Challenge: Print word for word the first line of the listing below and every line after it, through the line with "ax = fig.add_axes([0.177, 0.189, 0.823, 0.749])". Leave out the pictures and the rest.
* BEGIN Data shown *
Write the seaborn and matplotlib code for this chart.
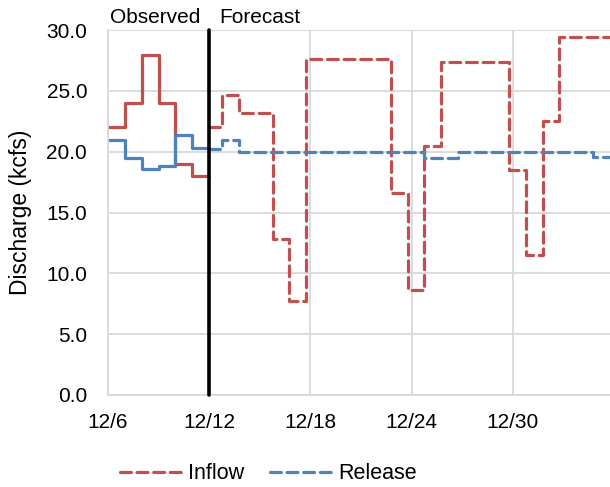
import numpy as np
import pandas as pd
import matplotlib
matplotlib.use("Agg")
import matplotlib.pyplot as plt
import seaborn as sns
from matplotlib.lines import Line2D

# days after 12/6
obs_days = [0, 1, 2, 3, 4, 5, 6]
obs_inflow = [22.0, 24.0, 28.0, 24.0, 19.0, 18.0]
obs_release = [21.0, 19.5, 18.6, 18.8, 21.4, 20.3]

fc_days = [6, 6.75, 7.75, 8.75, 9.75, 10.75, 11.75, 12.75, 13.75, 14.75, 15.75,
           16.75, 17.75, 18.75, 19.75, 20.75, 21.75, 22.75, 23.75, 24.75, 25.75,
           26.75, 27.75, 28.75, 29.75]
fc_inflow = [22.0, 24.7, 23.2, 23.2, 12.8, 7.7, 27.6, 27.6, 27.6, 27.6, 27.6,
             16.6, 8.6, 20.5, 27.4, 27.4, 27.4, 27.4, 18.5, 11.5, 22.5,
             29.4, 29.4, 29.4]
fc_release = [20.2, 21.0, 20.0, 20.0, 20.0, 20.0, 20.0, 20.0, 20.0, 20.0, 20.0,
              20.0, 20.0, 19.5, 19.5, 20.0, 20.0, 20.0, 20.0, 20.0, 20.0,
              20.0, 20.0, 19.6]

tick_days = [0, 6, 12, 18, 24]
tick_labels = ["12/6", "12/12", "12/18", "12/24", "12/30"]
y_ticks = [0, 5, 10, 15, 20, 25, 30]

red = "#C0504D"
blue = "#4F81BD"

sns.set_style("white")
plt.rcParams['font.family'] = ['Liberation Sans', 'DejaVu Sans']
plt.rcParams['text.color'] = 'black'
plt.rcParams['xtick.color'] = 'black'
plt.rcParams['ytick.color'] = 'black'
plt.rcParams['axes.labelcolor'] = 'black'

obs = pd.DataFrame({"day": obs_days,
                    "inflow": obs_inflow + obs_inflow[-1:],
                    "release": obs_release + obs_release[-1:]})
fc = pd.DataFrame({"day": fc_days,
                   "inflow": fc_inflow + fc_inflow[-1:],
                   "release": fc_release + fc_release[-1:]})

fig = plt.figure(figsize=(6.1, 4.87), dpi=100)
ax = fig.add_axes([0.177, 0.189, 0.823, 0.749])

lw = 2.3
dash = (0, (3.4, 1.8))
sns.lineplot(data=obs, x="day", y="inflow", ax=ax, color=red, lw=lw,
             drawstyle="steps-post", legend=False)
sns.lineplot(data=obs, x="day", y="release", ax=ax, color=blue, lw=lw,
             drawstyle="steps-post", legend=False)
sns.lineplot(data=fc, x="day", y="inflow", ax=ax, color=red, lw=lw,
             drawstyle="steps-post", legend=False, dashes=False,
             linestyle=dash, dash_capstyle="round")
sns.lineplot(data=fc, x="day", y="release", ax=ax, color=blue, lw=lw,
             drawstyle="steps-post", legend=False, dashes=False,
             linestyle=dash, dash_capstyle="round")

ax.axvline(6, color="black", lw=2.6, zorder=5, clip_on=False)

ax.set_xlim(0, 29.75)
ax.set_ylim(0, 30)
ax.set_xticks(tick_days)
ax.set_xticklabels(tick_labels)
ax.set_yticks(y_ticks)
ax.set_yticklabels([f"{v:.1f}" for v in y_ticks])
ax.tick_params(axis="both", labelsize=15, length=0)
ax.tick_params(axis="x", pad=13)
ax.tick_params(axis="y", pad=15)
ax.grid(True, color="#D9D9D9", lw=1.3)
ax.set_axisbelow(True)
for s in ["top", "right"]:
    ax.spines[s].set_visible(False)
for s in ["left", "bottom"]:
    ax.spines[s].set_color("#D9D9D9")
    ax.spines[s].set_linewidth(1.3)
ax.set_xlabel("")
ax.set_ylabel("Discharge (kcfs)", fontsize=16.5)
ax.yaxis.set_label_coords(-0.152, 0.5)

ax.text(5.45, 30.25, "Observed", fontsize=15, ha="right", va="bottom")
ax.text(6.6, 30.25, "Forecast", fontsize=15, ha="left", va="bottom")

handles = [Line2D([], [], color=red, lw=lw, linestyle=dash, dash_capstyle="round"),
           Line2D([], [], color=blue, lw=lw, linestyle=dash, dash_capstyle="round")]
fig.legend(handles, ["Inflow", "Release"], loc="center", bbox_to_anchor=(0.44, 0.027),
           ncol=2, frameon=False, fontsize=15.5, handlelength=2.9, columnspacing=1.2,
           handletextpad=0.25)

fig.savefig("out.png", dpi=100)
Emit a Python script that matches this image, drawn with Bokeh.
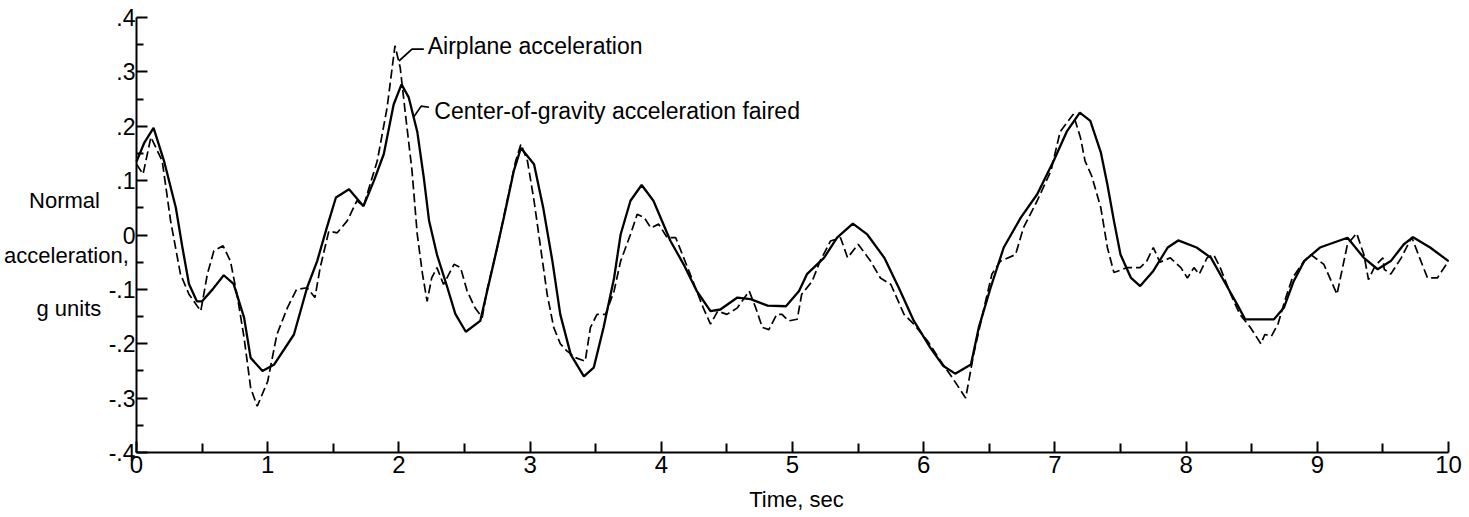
* END Data shown *
Exercise output:
Write the seaborn and matplotlib code for this chart.
import numpy as np
import pandas as pd
import matplotlib
matplotlib.use("Agg")
import matplotlib.pyplot as plt
import seaborn as sns
from matplotlib.lines import Line2D

# days after 12/6
obs_days = [0, 1, 2, 3, 4, 5, 6]
obs_inflow = [22.0, 24.0, 28.0, 24.0, 19.0, 18.0]
obs_release = [21.0, 19.5, 18.6, 18.8, 21.4, 20.3]

fc_days = [6, 6.75, 7.75, 8.75, 9.75, 10.75, 11.75, 12.75, 13.75, 14.75, 15.75,
           16.75, 17.75, 18.75, 19.75, 20.75, 21.75, 22.75, 23.75, 24.75, 25.75,
           26.75, 27.75, 28.75, 29.75]
fc_inflow = [22.0, 24.7, 23.2, 23.2, 12.8, 7.7, 27.6, 27.6, 27.6, 27.6, 27.6,
             16.6, 8.6, 20.5, 27.4, 27.4, 27.4, 27.4, 18.5, 11.5, 22.5,
             29.4, 29.4, 29.4]
fc_release = [20.2, 21.0, 20.0, 20.0, 20.0, 20.0, 20.0, 20.0, 20.0, 20.0, 20.0,
              20.0, 20.0, 19.5, 19.5, 20.0, 20.0, 20.0, 20.0, 20.0, 20.0,
              20.0, 20.0, 19.6]

tick_days = [0, 6, 12, 18, 24]
tick_labels = ["12/6", "12/12", "12/18", "12/24", "12/30"]
y_ticks = [0, 5, 10, 15, 20, 25, 30]

red = "#C0504D"
blue = "#4F81BD"

sns.set_style("white")
plt.rcParams['font.family'] = ['Liberation Sans', 'DejaVu Sans']
plt.rcParams['text.color'] = 'black'
plt.rcParams['xtick.color'] = 'black'
plt.rcParams['ytick.color'] = 'black'
plt.rcParams['axes.labelcolor'] = 'black'

obs = pd.DataFrame({"day": obs_days,
                    "inflow": obs_inflow + obs_inflow[-1:],
                    "release": obs_release + obs_release[-1:]})
fc = pd.DataFrame({"day": fc_days,
                   "inflow": fc_inflow + fc_inflow[-1:],
                   "release": fc_release + fc_release[-1:]})

fig = plt.figure(figsize=(6.1, 4.87), dpi=100)
ax = fig.add_axes([0.177, 0.189, 0.823, 0.749])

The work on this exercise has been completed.